Someone has to get the message to this man that there have to be significant changes.'"
Someone? How about
Congress "getting him the message," Senator Reid, by actually
requiring him to act? I fully realize that deciding which course of action we should take in Iraq, and when, are extremely difficult questions. It may be that coming to a consensus on particular statutory langauge would be very difficult under the circumstances. And there may not be a consensus, even among congressional Democrats, about many particulars of the ISG Report.
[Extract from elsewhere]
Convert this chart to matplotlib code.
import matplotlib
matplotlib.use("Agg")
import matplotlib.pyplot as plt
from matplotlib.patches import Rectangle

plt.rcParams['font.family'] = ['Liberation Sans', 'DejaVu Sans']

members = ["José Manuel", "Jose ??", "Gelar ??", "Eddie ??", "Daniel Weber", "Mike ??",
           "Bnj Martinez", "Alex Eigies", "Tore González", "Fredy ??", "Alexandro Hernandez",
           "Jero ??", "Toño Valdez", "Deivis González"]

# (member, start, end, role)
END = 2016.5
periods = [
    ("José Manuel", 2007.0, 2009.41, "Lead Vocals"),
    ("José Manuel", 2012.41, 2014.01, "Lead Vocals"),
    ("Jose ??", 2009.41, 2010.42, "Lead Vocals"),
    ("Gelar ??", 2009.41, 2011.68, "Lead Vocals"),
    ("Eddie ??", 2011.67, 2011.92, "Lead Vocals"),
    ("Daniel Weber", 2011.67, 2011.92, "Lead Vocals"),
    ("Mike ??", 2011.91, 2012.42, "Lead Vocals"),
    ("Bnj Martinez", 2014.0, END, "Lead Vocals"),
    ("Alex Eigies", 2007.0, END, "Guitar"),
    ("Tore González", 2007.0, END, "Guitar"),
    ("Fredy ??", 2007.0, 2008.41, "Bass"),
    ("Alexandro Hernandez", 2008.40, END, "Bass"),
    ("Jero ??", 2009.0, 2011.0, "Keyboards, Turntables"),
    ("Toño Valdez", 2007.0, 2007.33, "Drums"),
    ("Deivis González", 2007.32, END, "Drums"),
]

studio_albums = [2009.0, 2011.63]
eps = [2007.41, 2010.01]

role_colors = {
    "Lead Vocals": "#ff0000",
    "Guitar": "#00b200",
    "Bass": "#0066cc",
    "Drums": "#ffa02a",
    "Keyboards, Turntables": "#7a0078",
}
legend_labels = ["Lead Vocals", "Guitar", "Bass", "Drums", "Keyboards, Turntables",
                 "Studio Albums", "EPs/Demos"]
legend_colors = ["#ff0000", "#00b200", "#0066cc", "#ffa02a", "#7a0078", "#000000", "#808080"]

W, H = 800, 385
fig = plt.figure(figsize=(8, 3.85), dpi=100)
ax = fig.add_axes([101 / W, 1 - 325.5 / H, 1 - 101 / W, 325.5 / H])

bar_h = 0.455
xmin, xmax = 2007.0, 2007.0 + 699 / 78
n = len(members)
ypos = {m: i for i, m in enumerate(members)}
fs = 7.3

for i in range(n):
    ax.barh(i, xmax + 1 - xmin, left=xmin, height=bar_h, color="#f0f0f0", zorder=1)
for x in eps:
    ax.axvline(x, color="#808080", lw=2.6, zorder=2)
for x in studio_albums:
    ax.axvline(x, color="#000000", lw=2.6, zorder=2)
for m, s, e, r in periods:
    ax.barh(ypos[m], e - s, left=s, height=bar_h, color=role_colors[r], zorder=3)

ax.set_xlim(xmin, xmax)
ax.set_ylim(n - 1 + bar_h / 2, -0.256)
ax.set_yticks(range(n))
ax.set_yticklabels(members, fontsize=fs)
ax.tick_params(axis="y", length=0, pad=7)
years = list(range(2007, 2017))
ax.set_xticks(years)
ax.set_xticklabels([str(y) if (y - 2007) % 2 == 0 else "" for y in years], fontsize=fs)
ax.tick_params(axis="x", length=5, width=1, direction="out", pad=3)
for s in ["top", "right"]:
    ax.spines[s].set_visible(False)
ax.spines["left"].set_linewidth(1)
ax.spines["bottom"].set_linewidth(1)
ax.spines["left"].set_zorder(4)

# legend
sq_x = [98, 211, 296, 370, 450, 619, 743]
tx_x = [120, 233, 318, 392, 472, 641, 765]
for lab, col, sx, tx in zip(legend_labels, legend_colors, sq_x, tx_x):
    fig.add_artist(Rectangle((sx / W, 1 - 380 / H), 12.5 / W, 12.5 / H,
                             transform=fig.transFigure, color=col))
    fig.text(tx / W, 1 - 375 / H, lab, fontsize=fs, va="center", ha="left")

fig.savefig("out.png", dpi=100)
But to the extent the Democrats can agree amongst themselves on at least
some of the ISG recommendations, and/or on other proposals, they ought to put those directives in a bill, and have both Houses of Congress pass it.
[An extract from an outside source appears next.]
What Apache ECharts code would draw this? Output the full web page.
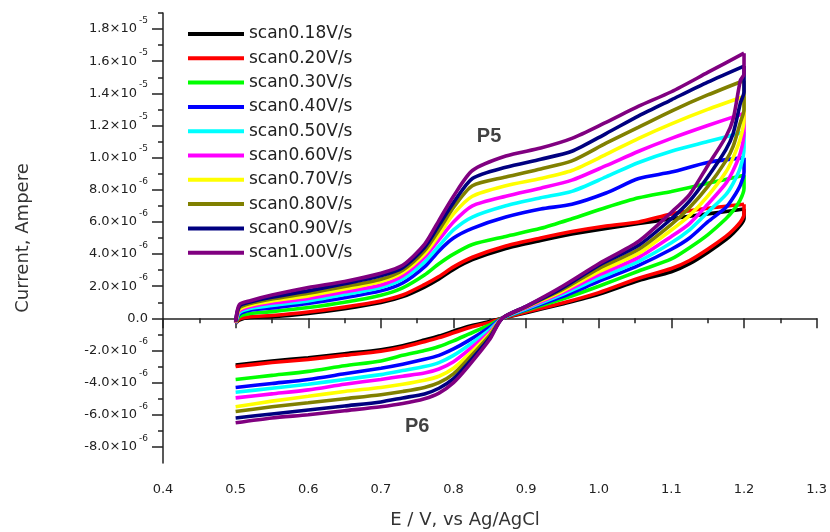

It speaks volumes about our modern political system that, as far as I am aware, in the hundreds or thousands of articles and blogposts about the current dilemma in Iraq -- the vast majority of which complain about the President's inertia and stubbornness -- no one has so much has suggested the most obvious solution, the one actually contemplated under the Constitution: Congress can pass a law telling the President what to do (or what he may not do). Congress, after all,
authorized the war in Iraq. The legislature can likewise now cabin or modify or condition that authorization. [UPDATE: I had failed to notice
this: "Speaker-elect Nancy Pelosi said this week that Democrats would impose new standards and conditions in Iraq spending bills." So perhaps the idea is not so unthinkable after all.]
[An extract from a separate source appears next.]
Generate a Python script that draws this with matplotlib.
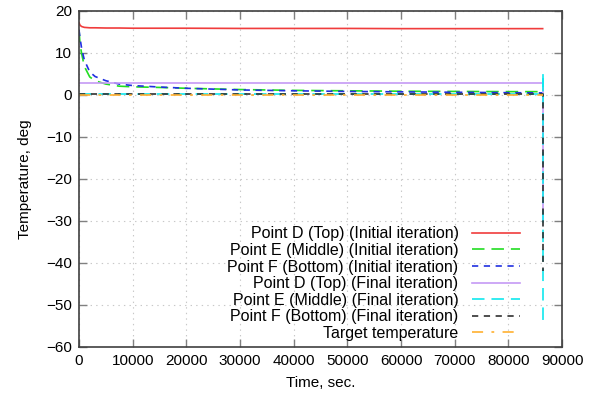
import matplotlib
matplotlib.use("Agg")
import matplotlib.pyplot as plt

plt.rcParams['font.family'] = ['Liberation Sans', 'DejaVu Sans']
plt.rcParams['lines.scale_dashes'] = False

# time axis (seconds)
t_init = [0, 200, 500, 1000, 2000, 3000, 5000, 7500, 10000, 15000, 20000,
          30000, 40000, 50000, 60000, 70000, 80000, 86400]
d_init = [17.2, 16.6, 16.3, 16.1, 16.0, 16.0, 15.95, 15.95, 15.9, 15.9, 15.9,
          15.85, 15.85, 15.85, 15.8, 15.8, 15.8, 15.8]
e_init = [15.5, 12.0, 9.8, 6.8, 4.3, 3.4, 2.6, 2.1, 1.95, 1.8, 1.6,
          1.3, 1.1, 1.0, 0.9, 0.85, 0.8, 0.8]
f_init = [15.5, 13.5, 11.0, 8.3, 5.5, 4.4, 3.4, 2.6, 2.25, 1.9, 1.6,
          1.2, 1.0, 0.85, 0.75, 0.65, 0.55, 0.5]

t_final = [0, 200, 1000, 10000, 40000, 80000, 86400, 86400, 86400]
d_final = [2.8, 2.8, 2.8, 2.8, 2.8, 2.8, 2.8, 2.8, -30.0]
e_final = [0.2, 0.2, 0.2, 0.2, 0.2, 0.2, 0.2, 5.2, -54.5]
f_final = [0.3, 0.3, 0.3, 0.3, 0.3, 0.3, 0.3, 0.3, -42.0]

t_target = [0, 86400]
target = [0, 0]

labels = ["Point D (Top) (Initial iteration)",
          "Point E (Middle) (Initial iteration)",
          "Point F (Bottom) (Initial iteration)",
          "Point D (Top) (Final iteration)",
          "Point E (Middle) (Final iteration)",
          "Point F (Bottom) (Final iteration)",
          "Target temperature"]

xticks = [0, 10000, 20000, 30000, 40000, 50000, 60000, 70000, 80000, 90000]
yticks = [-60, -50, -40, -30, -20, -10, 0, 10, 20]

fig = plt.figure(figsize=(5.98, 4.01), dpi=100)
ax = fig.add_axes([79/598, 1-347/401, (562-79)/598, (347-11)/401])

lw = 1.2
long_dash = (0, (9, 5))
short_dash = (0, (4.5, 4))
dash_dot = (0, (8, 6, 2, 6))

ax.plot(t_init, d_init, color='#f03c3c', lw=lw, ls='-', label=labels[0])
ax.plot(t_init, e_init, color='#22dd22', lw=lw, ls=long_dash, label=labels[1])
ax.plot(t_init, f_init, color='#2030e0', lw=lw, ls=short_dash, label=labels[2])
ax.plot(t_final, d_final, color='#c59af5', lw=lw, ls='-', label=labels[3])
ax.plot(t_final, e_final, color='#10e8ee', lw=lw, ls=long_dash, label=labels[4])
ax.plot(t_final, f_final, color='#303030', lw=lw, ls=short_dash, label=labels[5])
ax.plot(t_target, target, color='#ffb030', lw=lw, ls=dash_dot, label=labels[6])

ax.set_xlim(0, 90000)
ax.set_ylim(-60, 20)
ax.set_xticks(xticks)
ax.set_yticks(yticks)
ax.tick_params(direction='in', length=6, width=1, top=True, right=True,
               labelsize=11, color='#808080', pad=5)
ax.grid(True, ls=(0, (1, 3)), color='#c8c8c8', lw=0.8)
for s in ax.spines.values():
    s.set_color('#404040')
    s.set_linewidth(1.2)

ax.set_xlabel("Time, sec.", fontsize=11, labelpad=6)
ax.set_ylabel("Temperature, deg", fontsize=11, labelpad=10)

ax.legend(loc='lower right', bbox_to_anchor=(520/598, 60/401), bbox_transform=fig.transFigure,
          frameon=False, markerfirst=False, fontsize=11.5, handlelength=3.0,
          handletextpad=0.85, labelspacing=0.1, borderpad=0, borderaxespad=0)

fig.savefig("out.png", dpi=100)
Would the President complain that such a law is unconstitutional? Of course he would -- although in most if not all respects, he'd be mistaken.
Would he veto it? Almost certainly.
Would Congress be able to override such a veto? Presumably not -- but if things get even more dire, public support dwindles even further, and other Republicans follow
the lead of Senator Gordon Smith, who knows?
But even if the President were to veto the bill and there were insufficient votes to override, at least the issue would be joined, and the public could more fully understand where the Democratic and Republican parties respectively stand on the most important issue of our time.
And that wouldn't be a bad thing -- certain not for the public, and probably not for the Democratic Party, either.